### Written request
Set down every entry word for word. Omit the pictures.

***** Information provided *****

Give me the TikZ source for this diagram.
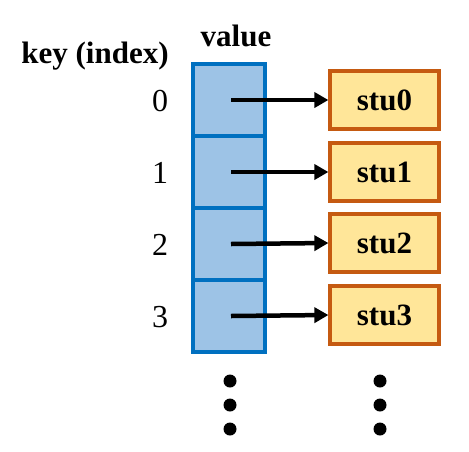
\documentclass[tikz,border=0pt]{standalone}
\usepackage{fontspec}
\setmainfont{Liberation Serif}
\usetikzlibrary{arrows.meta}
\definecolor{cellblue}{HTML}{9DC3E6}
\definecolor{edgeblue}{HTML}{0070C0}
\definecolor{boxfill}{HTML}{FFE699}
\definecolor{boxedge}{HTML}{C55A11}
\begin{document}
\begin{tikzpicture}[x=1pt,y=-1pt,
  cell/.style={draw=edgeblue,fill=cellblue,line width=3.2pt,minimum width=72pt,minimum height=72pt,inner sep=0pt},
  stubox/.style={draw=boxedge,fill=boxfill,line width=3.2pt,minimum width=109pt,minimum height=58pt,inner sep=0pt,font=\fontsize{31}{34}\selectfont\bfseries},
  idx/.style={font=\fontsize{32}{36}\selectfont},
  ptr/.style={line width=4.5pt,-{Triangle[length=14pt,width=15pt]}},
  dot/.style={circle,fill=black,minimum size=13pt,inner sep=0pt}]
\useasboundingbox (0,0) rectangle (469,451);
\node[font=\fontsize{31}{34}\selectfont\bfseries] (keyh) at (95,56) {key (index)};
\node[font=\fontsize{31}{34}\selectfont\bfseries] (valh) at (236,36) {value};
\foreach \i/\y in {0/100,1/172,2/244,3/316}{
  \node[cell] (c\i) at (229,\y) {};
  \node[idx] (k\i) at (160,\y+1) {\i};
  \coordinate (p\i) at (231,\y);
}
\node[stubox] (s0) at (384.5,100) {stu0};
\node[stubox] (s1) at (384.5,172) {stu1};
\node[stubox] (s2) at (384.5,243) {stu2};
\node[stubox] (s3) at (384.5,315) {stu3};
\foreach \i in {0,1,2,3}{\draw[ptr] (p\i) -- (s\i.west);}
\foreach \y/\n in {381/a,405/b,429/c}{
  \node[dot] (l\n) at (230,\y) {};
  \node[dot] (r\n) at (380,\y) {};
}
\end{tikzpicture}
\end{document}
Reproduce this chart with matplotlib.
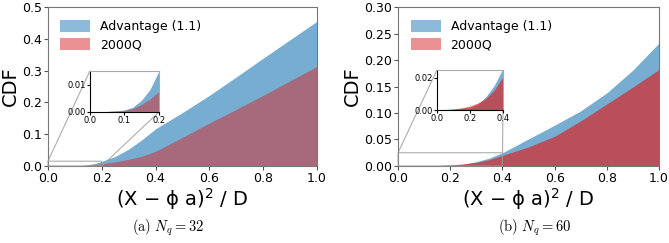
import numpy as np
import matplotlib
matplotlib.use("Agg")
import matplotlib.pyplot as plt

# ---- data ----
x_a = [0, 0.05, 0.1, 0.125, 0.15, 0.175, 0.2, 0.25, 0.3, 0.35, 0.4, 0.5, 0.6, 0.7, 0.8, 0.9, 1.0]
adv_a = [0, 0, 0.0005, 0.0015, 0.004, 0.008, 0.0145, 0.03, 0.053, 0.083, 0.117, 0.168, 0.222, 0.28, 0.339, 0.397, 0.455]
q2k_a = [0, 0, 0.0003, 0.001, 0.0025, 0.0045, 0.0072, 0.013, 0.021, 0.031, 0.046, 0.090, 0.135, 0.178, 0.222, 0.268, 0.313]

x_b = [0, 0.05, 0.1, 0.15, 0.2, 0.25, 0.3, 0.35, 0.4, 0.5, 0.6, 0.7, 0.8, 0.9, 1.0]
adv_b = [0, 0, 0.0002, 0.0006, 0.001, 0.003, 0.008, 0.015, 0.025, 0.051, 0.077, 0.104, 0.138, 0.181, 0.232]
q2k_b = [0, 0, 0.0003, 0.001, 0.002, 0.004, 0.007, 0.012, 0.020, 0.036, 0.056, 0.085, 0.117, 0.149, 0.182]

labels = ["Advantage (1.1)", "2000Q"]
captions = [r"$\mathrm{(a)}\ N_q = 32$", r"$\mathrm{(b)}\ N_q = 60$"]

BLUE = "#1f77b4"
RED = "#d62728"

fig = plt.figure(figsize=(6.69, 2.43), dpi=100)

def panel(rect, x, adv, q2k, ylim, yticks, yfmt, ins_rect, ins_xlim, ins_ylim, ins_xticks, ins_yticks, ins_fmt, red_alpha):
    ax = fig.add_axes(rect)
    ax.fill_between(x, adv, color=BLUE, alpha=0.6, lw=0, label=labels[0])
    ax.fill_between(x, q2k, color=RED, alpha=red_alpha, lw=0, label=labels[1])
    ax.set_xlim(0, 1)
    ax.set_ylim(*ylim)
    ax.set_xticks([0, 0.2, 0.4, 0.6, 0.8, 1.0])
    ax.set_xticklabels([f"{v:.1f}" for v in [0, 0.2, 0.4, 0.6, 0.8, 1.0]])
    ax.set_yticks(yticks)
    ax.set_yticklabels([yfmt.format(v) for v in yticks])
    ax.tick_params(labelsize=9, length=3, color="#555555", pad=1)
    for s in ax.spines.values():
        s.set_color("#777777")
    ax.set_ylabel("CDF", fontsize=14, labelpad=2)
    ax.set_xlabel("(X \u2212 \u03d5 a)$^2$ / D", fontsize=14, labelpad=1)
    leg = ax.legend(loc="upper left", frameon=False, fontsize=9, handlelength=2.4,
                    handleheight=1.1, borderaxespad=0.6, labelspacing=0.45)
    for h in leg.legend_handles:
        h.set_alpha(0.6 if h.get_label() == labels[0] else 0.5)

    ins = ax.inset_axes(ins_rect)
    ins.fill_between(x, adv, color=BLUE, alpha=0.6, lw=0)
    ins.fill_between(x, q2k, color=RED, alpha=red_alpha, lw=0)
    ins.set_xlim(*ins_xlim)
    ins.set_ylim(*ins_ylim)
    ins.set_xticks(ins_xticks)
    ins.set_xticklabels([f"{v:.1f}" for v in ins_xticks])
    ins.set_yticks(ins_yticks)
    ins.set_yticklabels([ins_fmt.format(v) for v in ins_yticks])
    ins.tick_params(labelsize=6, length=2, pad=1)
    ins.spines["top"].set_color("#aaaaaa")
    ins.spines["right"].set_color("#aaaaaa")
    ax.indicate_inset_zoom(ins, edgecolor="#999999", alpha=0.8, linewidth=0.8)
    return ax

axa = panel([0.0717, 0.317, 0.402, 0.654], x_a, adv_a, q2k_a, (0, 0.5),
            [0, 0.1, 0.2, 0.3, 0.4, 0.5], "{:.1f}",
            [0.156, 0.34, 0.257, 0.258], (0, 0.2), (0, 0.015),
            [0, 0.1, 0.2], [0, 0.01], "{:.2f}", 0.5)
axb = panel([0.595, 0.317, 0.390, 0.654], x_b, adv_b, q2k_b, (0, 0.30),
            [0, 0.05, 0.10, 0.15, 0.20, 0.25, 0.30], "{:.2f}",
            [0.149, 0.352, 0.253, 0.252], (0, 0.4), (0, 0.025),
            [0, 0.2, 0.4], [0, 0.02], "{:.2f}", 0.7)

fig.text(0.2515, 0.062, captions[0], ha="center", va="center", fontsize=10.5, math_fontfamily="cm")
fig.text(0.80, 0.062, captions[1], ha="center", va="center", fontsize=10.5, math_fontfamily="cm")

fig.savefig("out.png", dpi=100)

*****

### Output for this task
Give me the TikZ source for this diagram.
\documentclass[tikz,border=0pt]{standalone}
\usepackage{fontspec}
\setmainfont{Liberation Serif}
\usetikzlibrary{arrows.meta}
\definecolor{cellblue}{HTML}{9DC3E6}
\definecolor{edgeblue}{HTML}{0070C0}
\definecolor{boxfill}{HTML}{FFE699}
\definecolor{boxedge}{HTML}{C55A11}
\begin{document}
\begin{tikzpicture}[x=1pt,y=-1pt,
  cell/.style={draw=edgeblue,fill=cellblue,line width=3.2pt,minimum width=72pt,minimum height=72pt,inner sep=0pt},
  stubox/.style={draw=boxedge,fill=boxfill,line width=3.2pt,minimum width=109pt,minimum height=58pt,inner sep=0pt,font=\fontsize{31}{34}\selectfont\bfseries},
  idx/.style={font=\fontsize{32}{36}\selectfont},
  ptr/.style={line width=4.5pt,-{Triangle[length=14pt,width=15pt]}},
  dot/.style={circle,fill=black,minimum size=13pt,inner sep=0pt}]
\useasboundingbox (0,0) rectangle (469,451);
\node[font=\fontsize{31}{34}\selectfont\bfseries] (keyh) at (95,56) {key (index)};
\node[font=\fontsize{31}{34}\selectfont\bfseries] (valh) at (236,36) {value};
\foreach \i/\y in {0/100,1/172,2/244,3/316}{
  \node[cell] (c\i) at (229,\y) {};
  \node[idx] (k\i) at (160,\y+1) {\i};
  \coordinate (p\i) at (231,\y);
}
\node[stubox] (s0) at (384.5,100) {stu0};
\node[stubox] (s1) at (384.5,172) {stu1};
\node[stubox] (s2) at (384.5,243) {stu2};
\node[stubox] (s3) at (384.5,315) {stu3};
\foreach \i in {0,1,2,3}{\draw[ptr] (p\i) -- (s\i.west);}
\foreach \y/\n in {381/a,405/b,429/c}{
  \node[dot] (l\n) at (230,\y) {};
  \node[dot] (r\n) at (380,\y) {};
}
\end{tikzpicture}
\end{document}
Reproduce this chart with matplotlib.
import numpy as np
import matplotlib
matplotlib.use("Agg")
import matplotlib.pyplot as plt

# ---- data ----
x_a = [0, 0.05, 0.1, 0.125, 0.15, 0.175, 0.2, 0.25, 0.3, 0.35, 0.4, 0.5, 0.6, 0.7, 0.8, 0.9, 1.0]
adv_a = [0, 0, 0.0005, 0.0015, 0.004, 0.008, 0.0145, 0.03, 0.053, 0.083, 0.117, 0.168, 0.222, 0.28, 0.339, 0.397, 0.455]
q2k_a = [0, 0, 0.0003, 0.001, 0.0025, 0.0045, 0.0072, 0.013, 0.021, 0.031, 0.046, 0.090, 0.135, 0.178, 0.222, 0.268, 0.313]

x_b = [0, 0.05, 0.1, 0.15, 0.2, 0.25, 0.3, 0.35, 0.4, 0.5, 0.6, 0.7, 0.8, 0.9, 1.0]
adv_b = [0, 0, 0.0002, 0.0006, 0.001, 0.003, 0.008, 0.015, 0.025, 0.051, 0.077, 0.104, 0.138, 0.181, 0.232]
q2k_b = [0, 0, 0.0003, 0.001, 0.002, 0.004, 0.007, 0.012, 0.020, 0.036, 0.056, 0.085, 0.117, 0.149, 0.182]

labels = ["Advantage (1.1)", "2000Q"]
captions = [r"$\mathrm{(a)}\ N_q = 32$", r"$\mathrm{(b)}\ N_q = 60$"]

BLUE = "#1f77b4"
RED = "#d62728"

fig = plt.figure(figsize=(6.69, 2.43), dpi=100)

def panel(rect, x, adv, q2k, ylim, yticks, yfmt, ins_rect, ins_xlim, ins_ylim, ins_xticks, ins_yticks, ins_fmt, red_alpha):
    ax = fig.add_axes(rect)
    ax.fill_between(x, adv, color=BLUE, alpha=0.6, lw=0, label=labels[0])
    ax.fill_between(x, q2k, color=RED, alpha=red_alpha, lw=0, label=labels[1])
    ax.set_xlim(0, 1)
    ax.set_ylim(*ylim)
    ax.set_xticks([0, 0.2, 0.4, 0.6, 0.8, 1.0])
    ax.set_xticklabels([f"{v:.1f}" for v in [0, 0.2, 0.4, 0.6, 0.8, 1.0]])
    ax.set_yticks(yticks)
    ax.set_yticklabels([yfmt.format(v) for v in yticks])
    ax.tick_params(labelsize=9, length=3, color="#555555", pad=1)
    for s in ax.spines.values():
        s.set_color("#777777")
    ax.set_ylabel("CDF", fontsize=14, labelpad=2)
    ax.set_xlabel("(X \u2212 \u03d5 a)$^2$ / D", fontsize=14, labelpad=1)
    leg = ax.legend(loc="upper left", frameon=False, fontsize=9, handlelength=2.4,
                    handleheight=1.1, borderaxespad=0.6, labelspacing=0.45)
    for h in leg.legend_handles:
        h.set_alpha(0.6 if h.get_label() == labels[0] else 0.5)

    ins = ax.inset_axes(ins_rect)
    ins.fill_between(x, adv, color=BLUE, alpha=0.6, lw=0)
    ins.fill_between(x, q2k, color=RED, alpha=red_alpha, lw=0)
    ins.set_xlim(*ins_xlim)
    ins.set_ylim(*ins_ylim)
    ins.set_xticks(ins_xticks)
    ins.set_xticklabels([f"{v:.1f}" for v in ins_xticks])
    ins.set_yticks(ins_yticks)
    ins.set_yticklabels([ins_fmt.format(v) for v in ins_yticks])
    ins.tick_params(labelsize=6, length=2, pad=1)
    ins.spines["top"].set_color("#aaaaaa")
    ins.spines["right"].set_color("#aaaaaa")
    ax.indicate_inset_zoom(ins, edgecolor="#999999", alpha=0.8, linewidth=0.8)
    return ax

axa = panel([0.0717, 0.317, 0.402, 0.654], x_a, adv_a, q2k_a, (0, 0.5),
            [0, 0.1, 0.2, 0.3, 0.4, 0.5], "{:.1f}",
            [0.156, 0.34, 0.257, 0.258], (0, 0.2), (0, 0.015),
            [0, 0.1, 0.2], [0, 0.01], "{:.2f}", 0.5)
axb = panel([0.595, 0.317, 0.390, 0.654], x_b, adv_b, q2k_b, (0, 0.30),
            [0, 0.05, 0.10, 0.15, 0.20, 0.25, 0.30], "{:.2f}",
            [0.149, 0.352, 0.253, 0.252], (0, 0.4), (0, 0.025),
            [0, 0.2, 0.4], [0, 0.02], "{:.2f}", 0.7)

fig.text(0.2515, 0.062, captions[0], ha="center", va="center", fontsize=10.5, math_fontfamily="cm")
fig.text(0.80, 0.062, captions[1], ha="center", va="center", fontsize=10.5, math_fontfamily="cm")

fig.savefig("out.png", dpi=100)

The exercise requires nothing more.